Feydy et al reported in a 20 year old boy with acromegalic gigantism and hypogonadism (Feydy et al. 1997). Excessive growth hormone widened this patient’s physis and hypogonadism prevented closing of his physis. Macia-Villa et al, reported in a 47 year old woman with history of 6 years corticosteroid use and a severe vitamin D deficiency (Macía-Villa, Sanchez-Lite, and Medina-Luezas 2016).
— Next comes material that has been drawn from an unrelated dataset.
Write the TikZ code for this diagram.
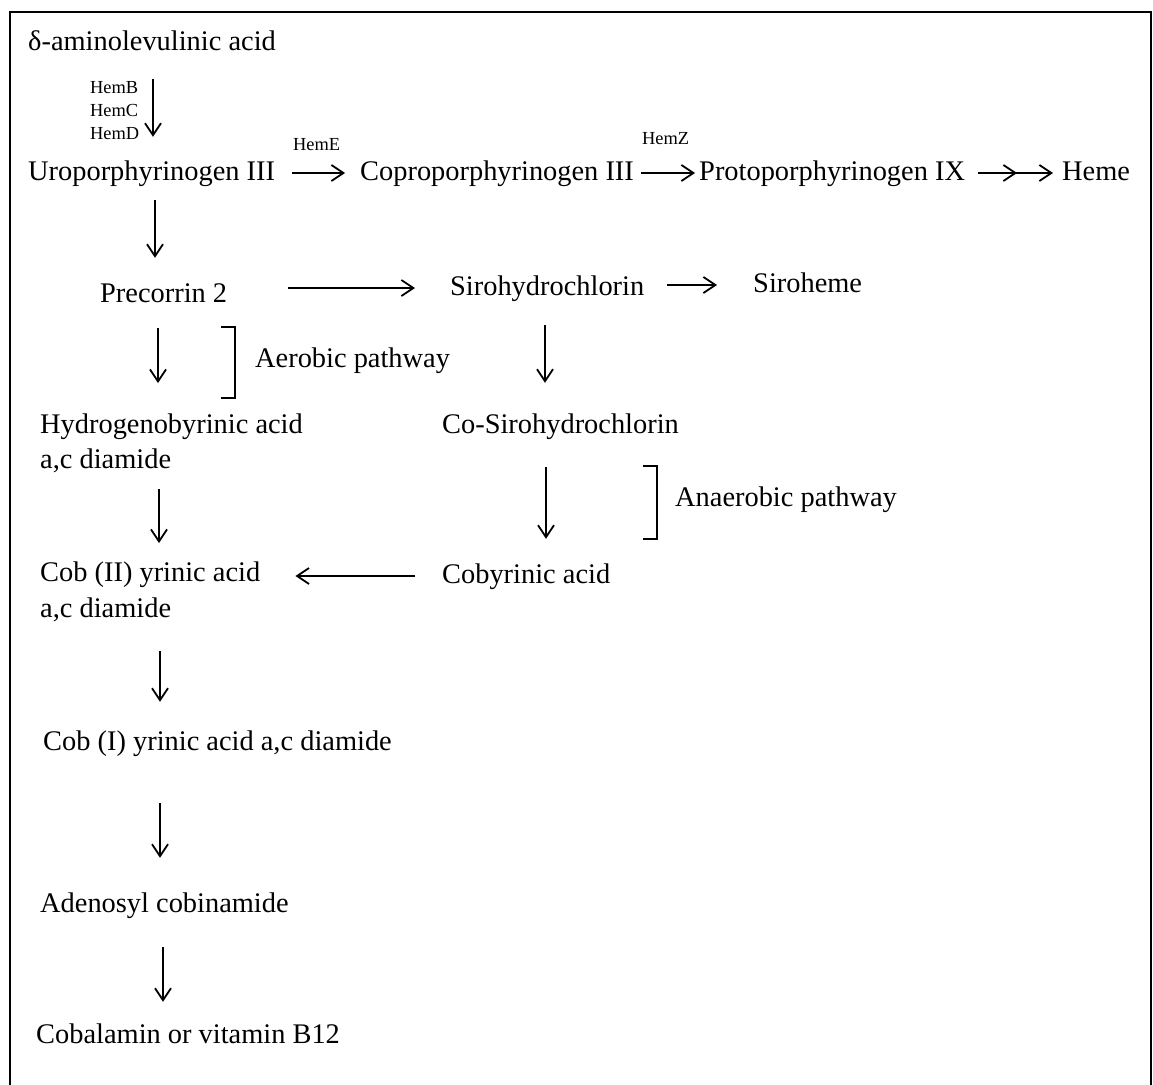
\documentclass[tikz,border=0pt]{standalone}
\usepackage{fontspec}
\setmainfont{Liberation Serif}
\usetikzlibrary{arrows.meta}

\tikzset{
	compound/.style={anchor=base west, inner sep=0pt, text height=20pt, text depth=6pt,
		font=\fontsize{28.4}{35}\selectfont},
	twoline/.style={anchor=north west, inner sep=0pt, align=left},
	enzyme/.style={anchor=base west, inner sep=0pt, font=\fontsize{18.4}{23}\selectfont},
	flow/.style={line width=1.8pt, -{Straight Barb[length=12pt,width=16pt]}},
	bracket/.style={line width=1.8pt},
}

\begin{document}
\begin{tikzpicture}[x=1pt, y=-1pt]
		\useasboundingbox (0,0) rectangle (1153,1084);
		\draw[line width=2.4pt] (10,1100) -- (10,12) -- (1151,12) -- (1151,1100);
		
		% heme branch
		\node[compound] (ala) at (28,50) {δ-aminolevulinic acid};
		\node[twoline, anchor=north west, font=\fontsize{18.4}{23}\selectfont] (hemBCD) at (90,80.8) {HemB\\HemC\\HemD};
		\node[compound] (uro) at (28,180) {Uroporphyrinogen III};
		\node[compound] (copro) at (360,180) {Coproporphyrinogen III};
		\node[compound] (proto) at (699,180) {Protoporphyrinogen IX};
		\node[compound] (heme) at (1062,180) {Heme};
		\node[enzyme] (hemE) at (293,150) {HemE};
		\node[enzyme] (hemZ) at (642,144) {HemZ};
		
		% siroheme branch
		\node[compound] (pre) at (100,302) {Precorrin 2};
		\node[compound] (siro) at (450,295) {Sirohydrochlorin};
		\node[compound] (sirohem) at (753,292) {Siroheme};
		\node[compound] (aer) at (255,367) {Aerobic pathway};
		\node[compound] (cosiro) at (442,433) {Co-Sirohydrochlorin};
		\node[compound] (anaer) at (675,506) {Anaerobic pathway};
		\node[compound] (cobyr) at (442,583) {Cobyrinic acid};
		
		% cobalamin branch
		\node[twoline, font=\fontsize{28.4}{35}\selectfont] (hyd) at (40,413.6) {Hydrogenobyrinic acid\\a,c diamide};
		\node[twoline, font=\fontsize{28.4}{36}\selectfont] (cobII) at (40,561.5) {Cob (II) yrinic acid\\a,c diamide};
		\node[compound] (cobI) at (43,750) {Cob (I) yrinic acid a,c diamide};
		\node[compound] (aden) at (40,912) {Adenosyl cobinamide};
		\node[compound] (cobal) at (36,1043) {Cobalamin or vitamin B12};
		
		\begin{scope}[flow]
			\draw[shorten <=23pt, shorten >=23pt] (ala.south -| 153,0) -- (uro.north -| 153,0);
			\draw[shorten <=14pt, shorten >=24pt] (uro.south -| 155,0) -- (pre.north -| 155,0);
			\draw[shorten <=20pt, shorten >=30.6pt] (pre.south -| 158,0) -- (hyd.north -| 158,0);
			\draw[shorten <=16pt, shorten >=18.5pt] (hyd.south -| 159,0) -- (cobII.north -| 159,0);
			\draw[shorten <=29pt, shorten >=28pt] (cobII.south -| 160,0) -- (cobI.north -| 160,0);
			\draw[shorten <=47pt, shorten >=34pt] (cobI.south -| 160,0) -- (aden.north -| 160,0);
			\draw[shorten <=29pt, shorten >=21pt] (aden.south -| 163,0) -- (cobal.north -| 163,0);
			\draw[shorten <=24pt, shorten >=30pt] (siro.south -| 545,0) -- (cosiro.north -| 545,0);
			\draw[shorten <=28pt, shorten >=24pt] (cosiro.south -| 546,0) -- (cobyr.north -| 546,0);
			
			\draw[shorten <=17pt, shorten >=15pt] (uro.east) -- (copro.west);
			\draw[shorten <=7pt, shorten >=4pt] (copro.east) -- (proto.west);
			\draw[shorten <=13pt, shorten >=9pt] (proto.east) -- (heme.west);
			\draw[shorten <=13pt, shorten >=45pt] (proto.east) -- (heme.west);
			\draw[shorten <=61pt, shorten >=35pt] (siro.west -| pre.east) -- (siro.west);
			\draw[shorten <=23pt, shorten >=36pt] (siro.east |- sirohem.west) -- (sirohem.west);
			\draw[shorten <=27pt, shorten >=35pt] (cobyr.west) -- (cobyr.west -| cobII.east);
		\end{scope}
		
		\draw[bracket] (221,327) -- (235,327) -- (235,398) -- (221,398);
		\draw[bracket] (643,466) -- (657,466) -- (657,539) -- (643,539);
	\end{tikzpicture}
\end{document}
The presentation of SCFE in an adult is an exceeding rare circumstance. While there have been other cases of SCFE in adults reported in the literature, we hope to add our experience.

Conclusion:

While SCFE is classically found in adolescents, it can be found in older patients as long as the physis is open. An open physis in adults is exceedingly rare and should immediately trigger an endocrine consultation in conjunction with surgical treatment. When endocrine disorders are discovered, careful thought should be given to prophylactically pinning the contralateral side, especially if there is question whether the patient will be compliant with monitoring for a contralateral SCFE and compliant with the endocrine treatment. The cause of our 31 year old patient’s delayed physeal closure was concluded to be the result of hypogonadism secondary to severe hypothyroidism. Due to the endocrine nature and cognitive impairment in this patient, there was a question of whether he would be compliant with his follow up. Therefore we decided to prophylactically pin his contralateral hip. The literature would have supported close follow up because none of the other 7 authors reported a contralateral slip.